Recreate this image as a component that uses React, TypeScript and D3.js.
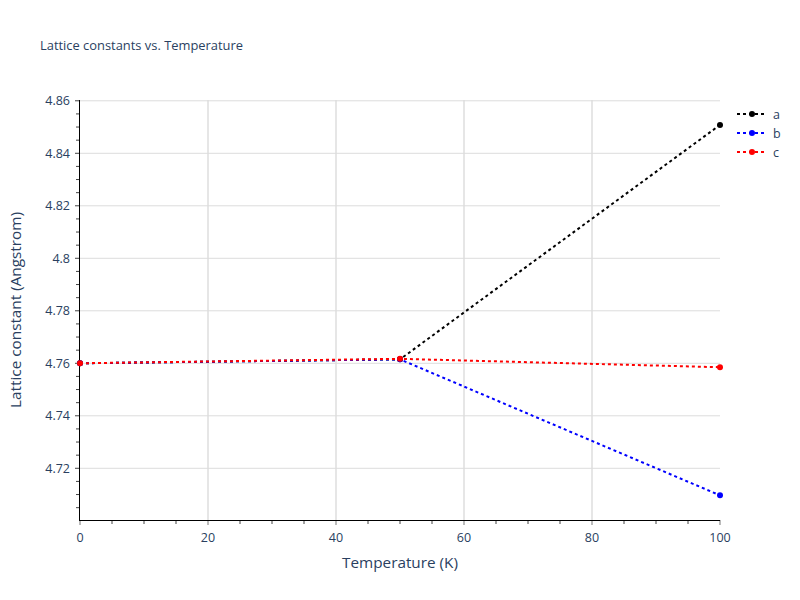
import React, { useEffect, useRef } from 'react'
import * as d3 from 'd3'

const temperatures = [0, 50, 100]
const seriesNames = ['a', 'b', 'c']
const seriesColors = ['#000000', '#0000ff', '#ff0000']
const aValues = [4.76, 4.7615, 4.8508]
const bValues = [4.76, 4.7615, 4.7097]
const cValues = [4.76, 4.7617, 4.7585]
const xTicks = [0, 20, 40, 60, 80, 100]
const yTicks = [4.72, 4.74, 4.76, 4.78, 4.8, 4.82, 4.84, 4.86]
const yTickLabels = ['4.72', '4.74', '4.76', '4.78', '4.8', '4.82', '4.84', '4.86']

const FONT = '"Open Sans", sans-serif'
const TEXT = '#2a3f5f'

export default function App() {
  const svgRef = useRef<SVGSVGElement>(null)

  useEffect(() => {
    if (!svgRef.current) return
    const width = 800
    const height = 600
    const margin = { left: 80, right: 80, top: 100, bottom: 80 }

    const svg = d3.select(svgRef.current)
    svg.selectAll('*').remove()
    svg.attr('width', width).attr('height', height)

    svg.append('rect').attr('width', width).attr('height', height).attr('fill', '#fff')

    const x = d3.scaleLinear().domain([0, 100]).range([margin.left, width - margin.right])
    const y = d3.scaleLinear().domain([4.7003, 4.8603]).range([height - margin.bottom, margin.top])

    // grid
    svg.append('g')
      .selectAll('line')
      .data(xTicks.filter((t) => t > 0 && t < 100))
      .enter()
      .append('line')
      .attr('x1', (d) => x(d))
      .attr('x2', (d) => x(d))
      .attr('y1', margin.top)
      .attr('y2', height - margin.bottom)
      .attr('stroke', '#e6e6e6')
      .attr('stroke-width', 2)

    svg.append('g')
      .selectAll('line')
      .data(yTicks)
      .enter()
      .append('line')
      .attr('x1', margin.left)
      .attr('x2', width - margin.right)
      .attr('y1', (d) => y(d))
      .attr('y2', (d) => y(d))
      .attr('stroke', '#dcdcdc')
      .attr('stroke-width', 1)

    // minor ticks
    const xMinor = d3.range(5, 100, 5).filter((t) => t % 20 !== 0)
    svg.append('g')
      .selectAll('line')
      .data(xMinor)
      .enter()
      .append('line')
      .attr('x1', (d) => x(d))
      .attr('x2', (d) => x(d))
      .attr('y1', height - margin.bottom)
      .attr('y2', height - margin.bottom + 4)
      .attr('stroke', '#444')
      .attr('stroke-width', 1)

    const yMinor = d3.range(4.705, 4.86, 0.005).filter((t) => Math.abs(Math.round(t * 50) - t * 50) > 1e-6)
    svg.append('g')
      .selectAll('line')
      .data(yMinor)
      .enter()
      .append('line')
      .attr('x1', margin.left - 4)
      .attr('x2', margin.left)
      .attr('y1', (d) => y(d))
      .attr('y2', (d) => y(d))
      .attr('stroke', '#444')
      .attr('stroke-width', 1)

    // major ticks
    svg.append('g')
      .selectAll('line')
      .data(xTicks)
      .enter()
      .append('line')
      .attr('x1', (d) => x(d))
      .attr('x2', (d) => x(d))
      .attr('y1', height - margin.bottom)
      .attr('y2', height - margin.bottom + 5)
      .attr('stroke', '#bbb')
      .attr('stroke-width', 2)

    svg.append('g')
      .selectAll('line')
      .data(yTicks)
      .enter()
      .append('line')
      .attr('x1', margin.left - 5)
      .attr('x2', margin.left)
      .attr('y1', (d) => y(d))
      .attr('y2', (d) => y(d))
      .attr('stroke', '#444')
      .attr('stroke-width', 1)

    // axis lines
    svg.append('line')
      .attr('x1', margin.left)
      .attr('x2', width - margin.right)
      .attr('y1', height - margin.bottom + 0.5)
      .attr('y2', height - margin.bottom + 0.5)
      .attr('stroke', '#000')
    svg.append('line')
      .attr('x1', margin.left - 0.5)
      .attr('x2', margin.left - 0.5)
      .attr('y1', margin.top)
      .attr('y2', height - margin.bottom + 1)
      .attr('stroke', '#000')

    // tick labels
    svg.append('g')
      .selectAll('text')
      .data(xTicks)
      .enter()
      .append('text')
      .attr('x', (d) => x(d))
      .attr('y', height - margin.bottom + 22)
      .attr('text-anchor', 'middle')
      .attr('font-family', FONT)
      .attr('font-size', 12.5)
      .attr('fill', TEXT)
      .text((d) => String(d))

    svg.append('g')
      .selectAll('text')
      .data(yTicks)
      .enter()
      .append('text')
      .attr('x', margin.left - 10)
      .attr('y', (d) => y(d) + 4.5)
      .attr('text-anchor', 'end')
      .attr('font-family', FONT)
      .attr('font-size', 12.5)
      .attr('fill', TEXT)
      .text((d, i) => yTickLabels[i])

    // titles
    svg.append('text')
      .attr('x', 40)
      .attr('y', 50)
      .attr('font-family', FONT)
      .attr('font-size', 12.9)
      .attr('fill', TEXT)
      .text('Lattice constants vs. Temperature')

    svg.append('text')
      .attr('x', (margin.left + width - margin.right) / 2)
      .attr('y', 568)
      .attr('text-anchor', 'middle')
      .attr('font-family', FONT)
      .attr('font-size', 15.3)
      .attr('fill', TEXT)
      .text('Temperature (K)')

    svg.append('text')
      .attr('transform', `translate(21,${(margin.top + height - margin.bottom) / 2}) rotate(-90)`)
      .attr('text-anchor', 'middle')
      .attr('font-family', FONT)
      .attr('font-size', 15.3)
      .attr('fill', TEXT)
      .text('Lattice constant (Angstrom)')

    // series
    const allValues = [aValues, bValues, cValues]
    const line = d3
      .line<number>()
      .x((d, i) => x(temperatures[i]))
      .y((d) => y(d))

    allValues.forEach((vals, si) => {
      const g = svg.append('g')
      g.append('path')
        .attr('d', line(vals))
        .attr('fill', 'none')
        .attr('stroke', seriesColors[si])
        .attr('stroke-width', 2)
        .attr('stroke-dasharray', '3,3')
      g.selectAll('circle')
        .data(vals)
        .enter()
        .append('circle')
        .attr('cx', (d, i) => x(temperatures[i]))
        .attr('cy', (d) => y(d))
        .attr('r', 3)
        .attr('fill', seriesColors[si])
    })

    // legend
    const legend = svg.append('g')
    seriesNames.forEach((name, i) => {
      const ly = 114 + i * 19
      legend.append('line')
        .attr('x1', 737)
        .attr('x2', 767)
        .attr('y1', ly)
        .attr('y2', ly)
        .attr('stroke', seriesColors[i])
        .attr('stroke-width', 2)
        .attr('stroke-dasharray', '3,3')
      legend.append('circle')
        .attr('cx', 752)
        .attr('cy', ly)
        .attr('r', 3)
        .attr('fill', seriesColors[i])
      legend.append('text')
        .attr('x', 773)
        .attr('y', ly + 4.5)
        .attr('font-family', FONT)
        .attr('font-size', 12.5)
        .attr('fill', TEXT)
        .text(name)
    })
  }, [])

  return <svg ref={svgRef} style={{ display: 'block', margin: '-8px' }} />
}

▶ [To do]: Report each line of the material above where the word "React" appears.

▶ [Task response]:
Recreate this image as a component that uses React, TypeScript and D3.js.
import React, { useEffect, useRef } from 'react'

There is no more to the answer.